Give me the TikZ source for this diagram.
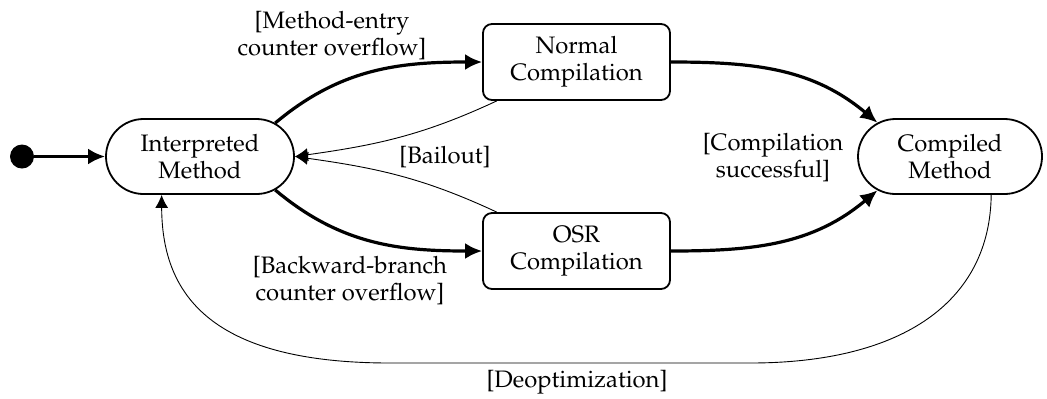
\documentclass[tikz,border=0pt]{standalone}
\usepackage[T1]{fontenc}
\usepackage{mathpazo}
\usetikzlibrary{arrows.meta,shapes.misc}
\begin{document}
\begin{tikzpicture}[x=0.5pt,y=-0.5pt,
  lbl/.style={font=\fontsize{11.9}{13.5}\selectfont, align=center, inner sep=0pt},
  stadium/.style={rounded rectangle, draw, line width=0.9pt, minimum width=94pt, minimum height=37.5pt, inner sep=0pt, lbl},
  boxstate/.style={rectangle, rounded corners=4.5pt, draw, line width=0.9pt, minimum width=93.5pt, minimum height=38pt, inner sep=0pt, lbl},
  thickarr/.style={line width=1.6pt, -{Latex[length=8.5pt,width=8pt]}},
  thinarr/.style={line width=0.45pt, -{Latex[length=6.5pt,width=6.5pt]}},
  initdot/.style={circle, fill=black, inner sep=0pt, minimum size=12pt}
]
\useasboundingbox (0,0) rectangle (1047,398);

\node[initdot] (s) at (22,156.5) {};
\node[stadium] (I) at (200,156.5) {Interpreted\\Method};
\node[boxstate] (N) at (576.5,62) {Normal\\Compilation};
\node[boxstate] (O) at (576.5,251) {OSR\\Compilation};
\node[stadium, minimum width=92pt] (C) at (950,156.5) {Compiled\\Method};

\draw[thickarr] (s) -- (I);
\draw[thickarr] (I.24) to[out=40,in=180] (N.west);
\draw[thickarr] (I.-24) to[out=-40,in=180] (O.west);
\draw[thickarr] (N.east) to[out=0,in=140] (C.155);
\draw[thickarr] (O.east) to[out=0,in=220] (C.205);
\draw[thinarr] (N.206) to[out=205,in=8] (I.east);
\draw[thinarr] (O.154) to[out=155,in=-8] (I.east);
\draw[thinarr] (C.-43) .. controls (990,300) and (905,363) .. (750,363) -- (390,363) .. controls (205,363) and (162,290) .. (I.225);

\node[lbl] (l1) at (332,36) {[Method-entry\\counter overflow]};
\node[lbl] (l2) at (445,157) {[Bailout]};
\node[lbl] (l3) at (350,281) {[Backward-branch\\counter overflow]};
\node[lbl] (l4) at (773,158) {[Compilation\\successful]};
\node[lbl] (l5) at (577,382) {[Deoptimization]};
\end{tikzpicture}
\end{document}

======

* _The task_
Restate the material word for word from its first line through the line containing "(162,290) .. (I.225);", both included; the pictures do not belong in it.

* _Output below_
Give me the TikZ source for this diagram.
\documentclass[tikz,border=0pt]{standalone}
\usepackage[T1]{fontenc}
\usepackage{mathpazo}
\usetikzlibrary{arrows.meta,shapes.misc}
\begin{document}
\begin{tikzpicture}[x=0.5pt,y=-0.5pt,
  lbl/.style={font=\fontsize{11.9}{13.5}\selectfont, align=center, inner sep=0pt},
  stadium/.style={rounded rectangle, draw, line width=0.9pt, minimum width=94pt, minimum height=37.5pt, inner sep=0pt, lbl},
  boxstate/.style={rectangle, rounded corners=4.5pt, draw, line width=0.9pt, minimum width=93.5pt, minimum height=38pt, inner sep=0pt, lbl},
  thickarr/.style={line width=1.6pt, -{Latex[length=8.5pt,width=8pt]}},
  thinarr/.style={line width=0.45pt, -{Latex[length=6.5pt,width=6.5pt]}},
  initdot/.style={circle, fill=black, inner sep=0pt, minimum size=12pt}
]
\useasboundingbox (0,0) rectangle (1047,398);

\node[initdot] (s) at (22,156.5) {};
\node[stadium] (I) at (200,156.5) {Interpreted\\Method};
\node[boxstate] (N) at (576.5,62) {Normal\\Compilation};
\node[boxstate] (O) at (576.5,251) {OSR\\Compilation};
\node[stadium, minimum width=92pt] (C) at (950,156.5) {Compiled\\Method};

\draw[thickarr] (s) -- (I);
\draw[thickarr] (I.24) to[out=40,in=180] (N.west);
\draw[thickarr] (I.-24) to[out=-40,in=180] (O.west);
\draw[thickarr] (N.east) to[out=0,in=140] (C.155);
\draw[thickarr] (O.east) to[out=0,in=220] (C.205);
\draw[thinarr] (N.206) to[out=205,in=8] (I.east);
\draw[thinarr] (O.154) to[out=155,in=-8] (I.east);
\draw[thinarr] (C.-43) .. controls (990,300) and (905,363) .. (750,363) -- (390,363) .. controls (205,363) and (162,290) .. (I.225);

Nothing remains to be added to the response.